The FMLA prohibits employers from discriminating against employees that exercise their rights under the Act. To state a claim a plaintiff must show that: (1) he engaged in a protected activity, (2) he suffered an adverse employment action, and (3) the action was causally related to the protected activity.”
The Eleventh Circuit found that Crete’s decision to terminate Jarvela was not causally related to his use of FMLA leave. The Vice President of Safety and Compliance terminated Jarvela and he did not know that Jarvela took FMLA leave.
Further, the Eleventh Circuit determined that Crete did not interfere with any of Jarvela’s rights under the FMLA. Jarvela argued that he was entitled to return to work after taking his leave and that Crete denied him that benefit. However, under the FMLA, an employer can deny reinstatement if it can prove that it would have discharged the employee even if FLMA was not used. The court found that Crete would have terminated Jarvela regardless of his use of FMLA because of his current clinical diagnosis of alcoholism.
Successful completion of a thirty-day treatment program and an additional week of sobriety is a current diagnosis of alcoholism. If an employee is discharged because that diagnosis prohibits them from being able to perform the essential functions of the job, that is not discrimination under the ADA or interference or retaliation under the FMLA.
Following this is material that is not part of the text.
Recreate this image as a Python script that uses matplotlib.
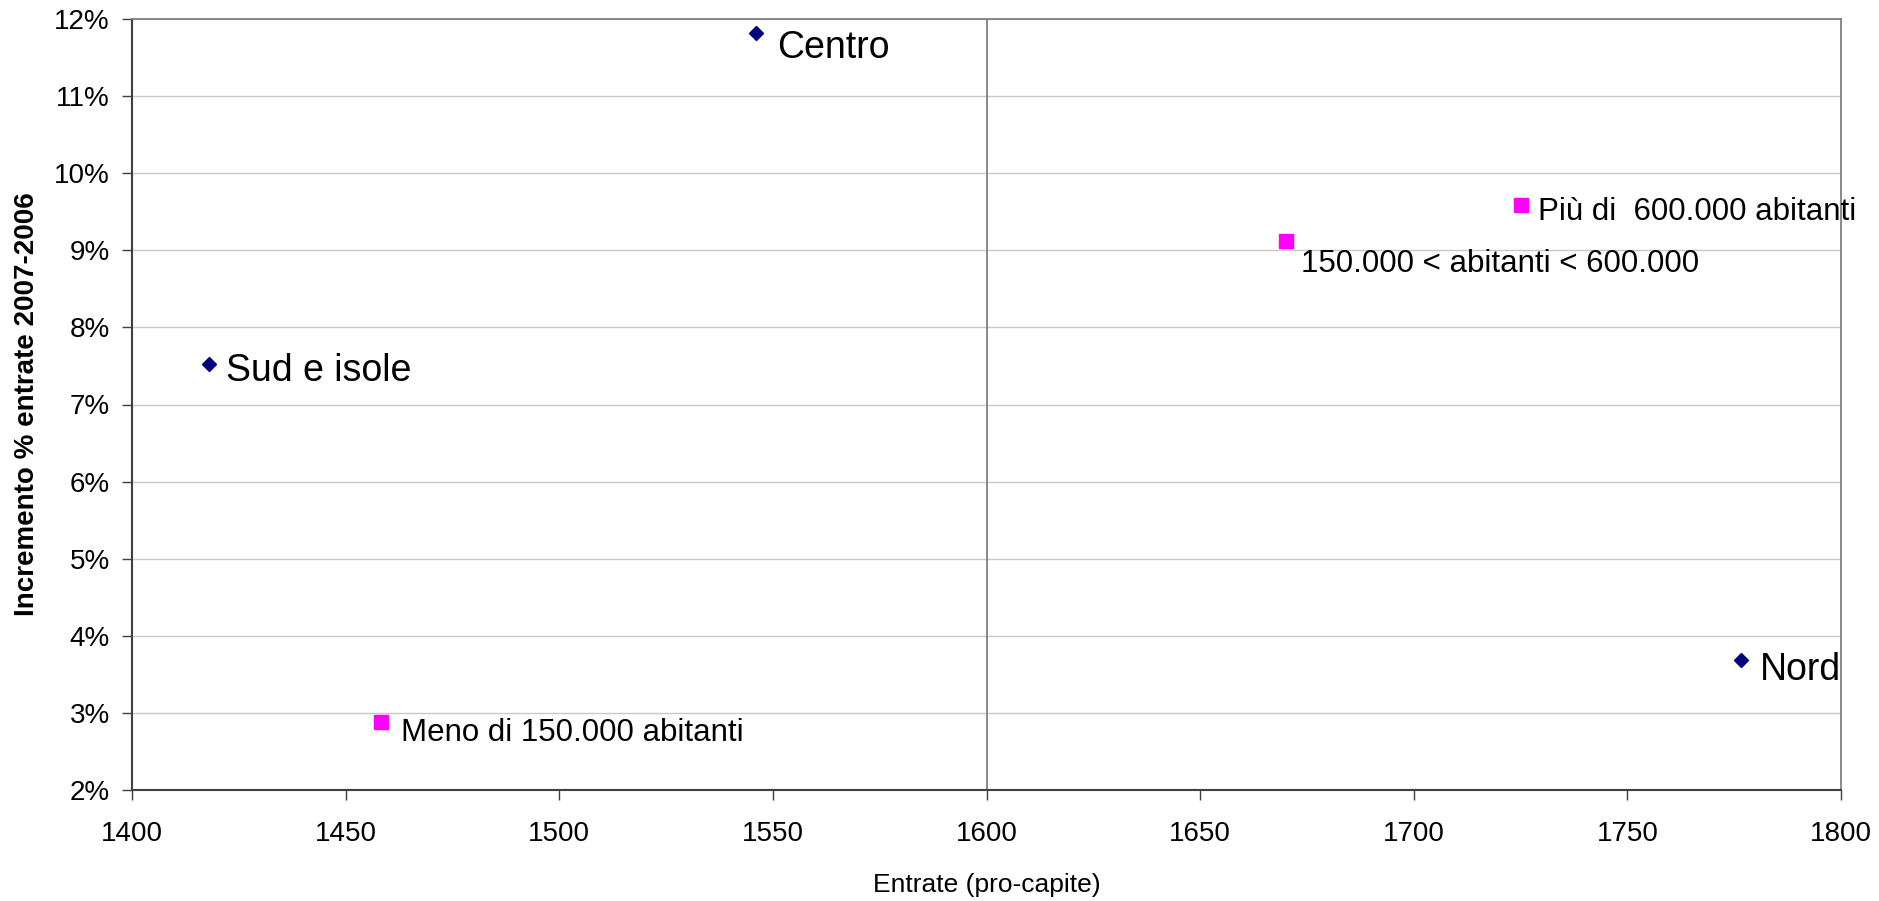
import matplotlib.pyplot as plt
from matplotlib.ticker import FuncFormatter

plt.rcParams['font.family'] = ['Liberation Sans', 'DejaVu Sans']

# Aree geografiche
aree = ['Centro', 'Sud e isole', 'Nord']
aree_x = [1546, 1418, 1776.5]
aree_y = [0.1182, 0.0753, 0.0369]

# Classi di ampiezza
classi = ['Meno di 150.000 abitanti', 'Più di  600.000 abitanti', '150.000 < abitanti < 600.000']
classi_x = [1458.3, 1725, 1670]
classi_y = [0.0288, 0.0959, 0.0912]

fig = plt.figure(figsize=(18.79, 9.01), dpi=100)
ax = fig.add_axes([132 / 1879, 1 - 790 / 901, (1841 - 132) / 1879, (790 - 19) / 901])

ax.plot(aree_x, aree_y, linestyle='none', marker='D', markersize=7.5, color='#000080', zorder=3)
ax.plot(classi_x, classi_y, linestyle='none', marker='s', markersize=9.5, color='#FF00FF', zorder=3)

# etichette dei punti (offset in pixel)
off_aree = [(21, -15), (17, -7), (19, -10)]
for lab, x, y, o in zip(aree, aree_x, aree_y, off_aree):
    ax.annotate(lab, (x, y), xytext=o, textcoords='offset pixels', va='center', ha='left', fontsize=27)
off_classi = [(20, -11), (17, -7), (15, -23)]
for lab, x, y, o in zip(classi, classi_x, classi_y, off_classi):
    ax.annotate(lab, (x, y), xytext=o, textcoords='offset pixels', va='center', ha='left', fontsize=22.5)

ax.set_xlim(1400, 1800)
ax.set_ylim(0.02, 0.12)
ax.set_xticks(range(1400, 1801, 50))
ax.set_yticks([i / 100 for i in range(2, 13)])
ax.yaxis.set_major_formatter(FuncFormatter(lambda v, p: f'{v * 100:.0f}%'))

ax.axvline(1600, color='#808080', linewidth=1.3, zorder=1)
ax.grid(axis='y', color='#c8c8c8', linewidth=1)
ax.set_axisbelow(True)

for s in ['top', 'right']:
    ax.spines[s].set_color('#808080')
    ax.spines[s].set_linewidth(1.3)
for s in ['left', 'bottom']:
    ax.spines[s].set_color('#404040')
    ax.spines[s].set_linewidth(1.5)

ax.tick_params(axis='both', direction='out', length=7, width=1, colors='#404040', labelcolor='black', labelsize=20)
ax.tick_params(axis='x', pad=15)
ax.tick_params(axis='y', pad=9)

ax.set_xlabel('Entrate (pro-capite)', fontsize=19, labelpad=19)
ax.set_ylabel('Incremento % entrate 2007-2006', fontsize=20, fontweight='bold', labelpad=10)

fig.savefig('out.png', dpi=100)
The issue of how to determine what a current diagnosis of alcoholism is has been reviewed by several circuits. In the Eleventh Circuit, however, we now know that thirty-seven days is considered current and does allow one to fall under the safe harbor doctrine of the ADA. The Eleventh Circuit has yet to set an upper limit like the Fourth Circuit. But any individual who was diagnosed with alcoholism and who can not have such a diagnosis to perform the essential functions of a job will not be able to successfully sue under the ADA if the diagnosis is a month old.